At home though, leaders took a different tack.  When WikiLeaks, founded to release publicly significant information not published elsewhere, published information embarrassing to the US government, Clinton helped to co-ordinate action by government, banks and internet service providers to withdraw support from the organization and (unsuccessfully) remove it from the web. Other domestic policies likewise tend away from freedom and towards control. For example, the US Federal Communications Commission has now ruled that mobile devices are not subject to the net neutrality rules that prohibit discrimination of media content based on its source or destination.  Instead, mobile operators, who now control the means through which an increasing number of people go online, can block, throttle, or degrade any kind of content they like.  Most recently, the ominously named E-PARASITE bill was introduced into the US Congress. It stipulates that an internet service provider can be liable for any content or site that it delivers that has a “high probability” of being used for copyright infringement.  Critics of the bill claim that this provision could extend to almost any site that hosts user-generated content.

Cameron’s recent actions suggest that his government could also be pursuing a harder line on control of internet and social media. After the riots in August, Cameron’s advisors for a time seriously considered censoring Twitter and other messaging systems. Net neutrality is less important than the opportunities provided to internet service providers to differentiate their service and develop new markets. Although no equivalent of the E-PARASITE bill has been proposed, the UK internet registrar, Nominet, is investigating ways of dealing with imminent criminality online, including the trade of illegal goods. These could include removal of websites. For the moment this endeavour is narrowly focused on crime, but it raises the question of whether government or law enforcement would like more control over what appears online.

The rhetoric of control and security suggests that an open internet brings risks of terrorism, crime and theft. Speaking in advance of the London Conference on Cyberspace, UK Foreign Secretary William Hague stressed the risks of cyber-attacks to government and business, noting that banking and taxation systems were ‘liable to attack’.  He stated, “”Countries that cannot maintain cybersecurity of their banking system, of the intellectual property of their companies, will be at a serious disadvantage in the world.” In his speech at the conference itself, he broadly supported the ideals of the open internet, while tempering his enthusiasm with renewed commitments to security and an end to the ‘cyber free-for-all’.  He mentioned the “heightened risk of exposure to crime as efforts to clamp down on crimes such as child pornography in one part of the world are rendered ineffective by illegal practices on networks in other countries” as well as the financial and social risks of terrorism online.
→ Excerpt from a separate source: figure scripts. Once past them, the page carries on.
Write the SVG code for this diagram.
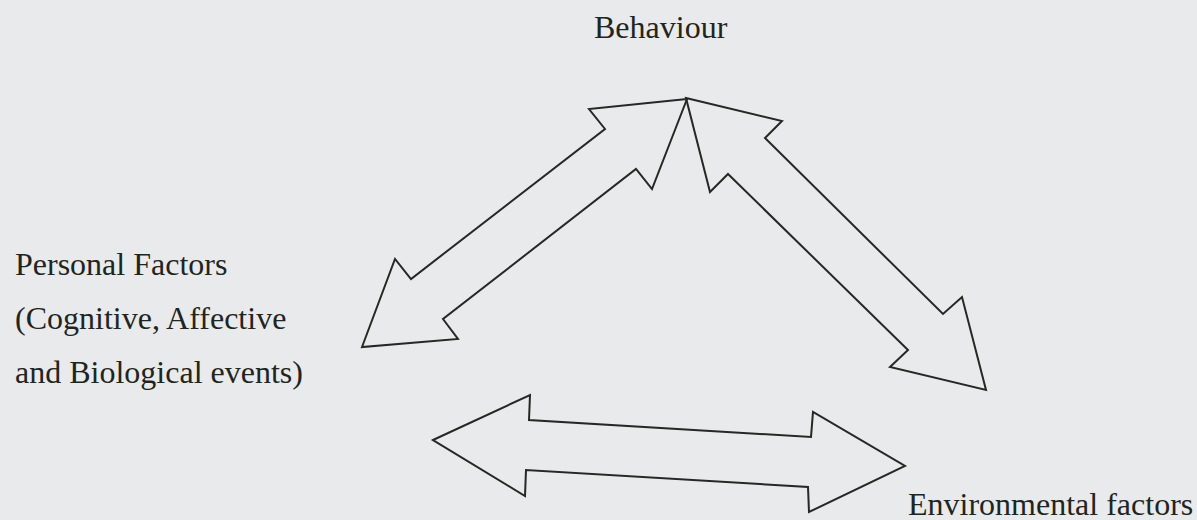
<svg xmlns="http://www.w3.org/2000/svg" width="1197" height="520" viewBox="0 0 1197 520">
  <style>
    .label { font-family: "Liberation Serif", "Times New Roman", serif; font-size: 32px; fill: #1f2520; }
    .arrow { fill: none; stroke: #262826; stroke-width: 2; stroke-linejoin: miter; }
  </style>
  <rect width="1197" height="520" fill="#e9eaec"/>

  <g id="behaviour">
    <text class="label" x="594" y="38">Behaviour</text>
  </g>

  <g id="personal-factors">
    <text class="label" x="15" y="275">Personal Factors</text>
    <text class="label" x="15" y="329">(Cognitive, Affective</text>
    <text class="label" x="15" y="383">and Biological events)</text>
  </g>

  <g id="environmental-factors">
    <text class="label" x="908" y="515">Environmental factors</text>
  </g>

  <g id="connectors">
    <!-- Behaviour <-> Personal Factors -->
    <path class="arrow" d="M687,99 L589,109 L605,129 L411,279 L395,259 L362,347 L458,339 L443,319 L636,169 L652,189 Z"/>
    <!-- Behaviour <-> Environmental factors -->
    <path class="arrow" d="M686,98 L782,121 L765,138 L943,314 L962,297 L986,390 L890,367 L908,350 L728,174 L710,192 Z"/>
    <!-- Personal Factors <-> Environmental factors -->
    <path class="arrow" d="M433,440 L530,395 L529,420 L811,437 L813,412 L905,466 L809,512 L808,487 L526,470 L525,496 Z"/>
  </g>
</svg>
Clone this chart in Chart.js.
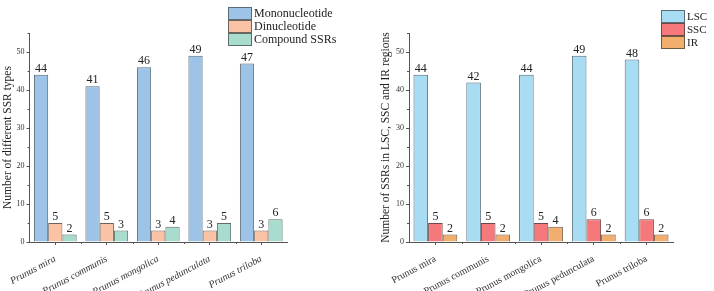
<!DOCTYPE html>
<html>
<head>
<meta charset="utf-8">
<script src="https://cdn.jsdelivr.net/npm/chart.js@4.4.1/dist/chart.umd.min.js"></script>
<style>
  html, body { margin: 0; padding: 0; background: #fff; }
  .panel { position: absolute; top: 0; width: 357px; height: 291px; }
  #left { left: 0; }
  #right { left: 357px; }
</style>
</head>
<body>
<div class="panel" id="left"><canvas id="chartLeft" width="357" height="291"></canvas></div>
<div class="panel" id="right"><canvas id="chartRight" width="357" height="291"></canvas></div>
<script>
// Données
const species = ['Prunus mira', 'Prunus communis', 'Prunus mongolica', 'Prunus pedunculata', 'Prunus triloba'];
const mononucleotide = [44, 41, 46, 49, 47];
const dinucleotide = [5, 5, 3, 3, 3];
const compoundSSRs = [2, 3, 4, 5, 6];
const lsc = [44, 42, 44, 49, 48];
const ssc = [5, 5, 5, 6, 6];
const ir = [2, 2, 4, 2, 2];
const yTickValues = [0, 10, 20, 30, 40, 50];
const yMinorValues = [5, 15, 25, 35, 45, 55];

const serif = '"Liberation Serif", "DejaVu Serif", serif';
const axisColor = '#555';

// Étiquettes de valeur au-dessus des barres
const valueLabels = {
    id: 'valueLabels',
    afterDatasetsDraw(chart) {
        const ctx = chart.ctx;
        ctx.save();
        ctx.font = '12px ' + serif;
        ctx.fillStyle = '#222';
        ctx.textAlign = 'center';
        ctx.textBaseline = 'bottom';
        chart.data.datasets.forEach((ds, i) => {
            chart.getDatasetMeta(i).data.forEach((bar, j) => {
                ctx.fillText(ds.data[j], bar.x, bar.y);
            });
        });
        ctx.restore();
    }
};

// Petites graduations (mineures)
const minorTicks = {
    id: 'minorTicks',
    afterDraw(chart) {
        const ctx = chart.ctx;
        const x = chart.scales.x;
        const y = chart.scales.y;
        ctx.save();
        ctx.strokeStyle = axisColor;
        ctx.lineWidth = 1;
        ctx.beginPath();
        for (const v of yMinorValues) {
            const py = Math.round(y.getPixelForValue(v)) + 0.5;
            ctx.moveTo(y.right - 2, py);
            ctx.lineTo(y.right, py);
        }
        for (let i = 0; i < species.length - 1; i++) {
            const px = Math.round((x.getPixelForValue(i) + x.getPixelForValue(i + 1)) / 2) + 0.5;
            ctx.moveTo(px, x.top);
            ctx.lineTo(px, x.top + 2);
        }
        ctx.stroke();
        ctx.restore();
    }
};

// Légende en boîtes empilées
const boxLegend = {
    id: 'boxLegend',
    afterDraw(chart, args, opts) {
        const ctx = chart.ctx;
        ctx.save();
        ctx.font = opts.fontSize + 'px ' + serif;
        ctx.textBaseline = 'middle';
        chart.data.datasets.forEach((ds, i) => {
            const top = opts.y + i * opts.rowHeight;
            ctx.fillStyle = ds.backgroundColor;
            ctx.fillRect(opts.x, top, opts.boxWidth, opts.rowHeight);
            ctx.strokeStyle = ds.borderColor;
            ctx.lineWidth = 1;
            ctx.strokeRect(opts.x + 0.5, top + 0.5, opts.boxWidth - 1, opts.rowHeight - 1);
            ctx.fillStyle = '#222';
            ctx.fillText(ds.label, opts.x + opts.boxWidth + 2, top + opts.rowHeight / 2 + 0.5);
        });
        ctx.restore();
    }
};

function createBarChart(canvasId, datasets, cfg) {
    const ctx = document.getElementById(canvasId).getContext('2d');

    return new Chart(ctx, {
        type: 'bar',
        data: {
            labels: species,
            datasets: datasets.map(d => ({
                label: d.label,
                data: d.data,
                backgroundColor: d.color,
                borderColor: d.border,
                borderWidth: 1,
                borderSkipped: 'bottom',
                categoryPercentage: 0.83,
                barPercentage: 1
            }))
        },
        options: {
            responsive: false,
            animation: false,
            layout: { padding: { top: 33, right: cfg.padRight, left: 0, bottom: 0 } },
            plugins: {
                legend: { display: false },
                tooltip: { enabled: false },
                boxLegend: cfg.legend
            },
            scales: {
                x: {
                    grid: { drawOnChartArea: false, offset: false, tickLength: 3, color: axisColor },
                    border: { display: true, color: axisColor, width: 1 },
                    ticks: {
                        minRotation: 28,
                        maxRotation: 28,
                        autoSkip: false,
                        padding: 8,
                        color: '#333',
                        font: { family: serif, size: 10, style: cfg.italic ? 'italic' : 'normal' }
                    },
                    afterFit(scale) { scale.height = 49; }
                },
                y: {
                    min: 0,
                    max: 55,
                    grid: { drawOnChartArea: false, tickLength: 3, color: axisColor },
                    border: { display: true, color: axisColor, width: 1 },
                    ticks: {
                        stepSize: 10,
                        padding: 2,
                        color: '#333',
                        font: { family: serif, size: 8 }
                    },
                    title: {
                        display: true,
                        text: cfg.yTitle,
                        color: '#222',
                        font: { family: serif, size: 11.5 },
                        padding: { top: cfg.titlePad, bottom: 0 }
                    },
                    afterBuildTicks(scale) {
                        scale.ticks = yTickValues.map(v => ({ value: v }));
                    },
                    afterFit(scale) { scale.width = cfg.yWidth; }
                }
            }
        },
        plugins: [valueLabels, minorTicks, boxLegend]
    });
}

createBarChart('chartLeft', [
    { label: 'Mononucleotide', data: mononucleotide, color: '#9dc3e6', border: '#5a6a78' },
    { label: 'Dinucleotide', data: dinucleotide, color: '#fbc3a6', border: '#6e625a' },
    { label: 'Compound SSRs', data: compoundSSRs, color: '#a8dccf', border: '#5a6e68' }
], {
    yTitle: 'Number of different SSR types',
    yWidth: 29,
    padRight: 70,
    titlePad: 1,
    italic: true,
    legend: { x: 228, y: 7, boxWidth: 24, rowHeight: 13, fontSize: 12 }
});

createBarChart('chartRight', [
    { label: 'LSC', data: lsc, color: '#a8dcf2', border: '#5a6e78' },
    { label: 'SSC', data: ssc, color: '#f5787a', border: '#6e4848' },
    { label: 'IR', data: ir, color: '#f2ae6c', border: '#6e5a40' }
], {
    yTitle: 'Number of SSRs in LSC, SSC and IR regions',
    yWidth: 52,
    padRight: 41,
    titlePad: 22,
    italic: false,
    legend: { x: 304, y: 10, boxWidth: 24, rowHeight: 13, fontSize: 11 }
});
</script>
</body>
</html>
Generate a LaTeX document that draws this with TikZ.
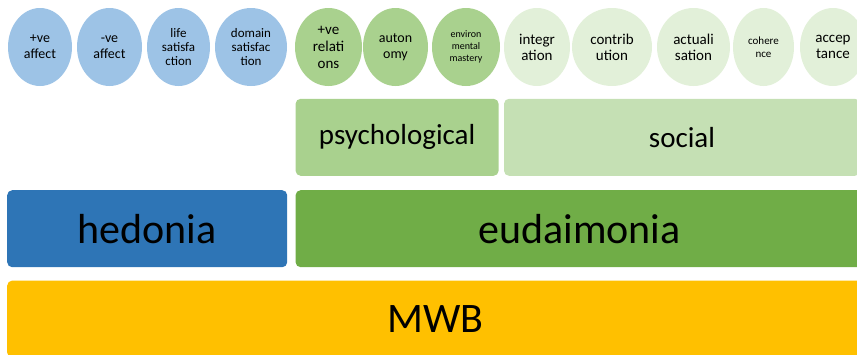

The UK government may be at risk of making policies that fit into the Clinton Paradox: praising the importance of an open internet but continuing to support policies and enforcement strategies that concentrate control of the internet and social media into the hands of a few. This is not a call to return to naïve cyber-utopianism. A global, networked communication and data transfer platform certainly carries risks. The question is whether those risks should be replaced with repression.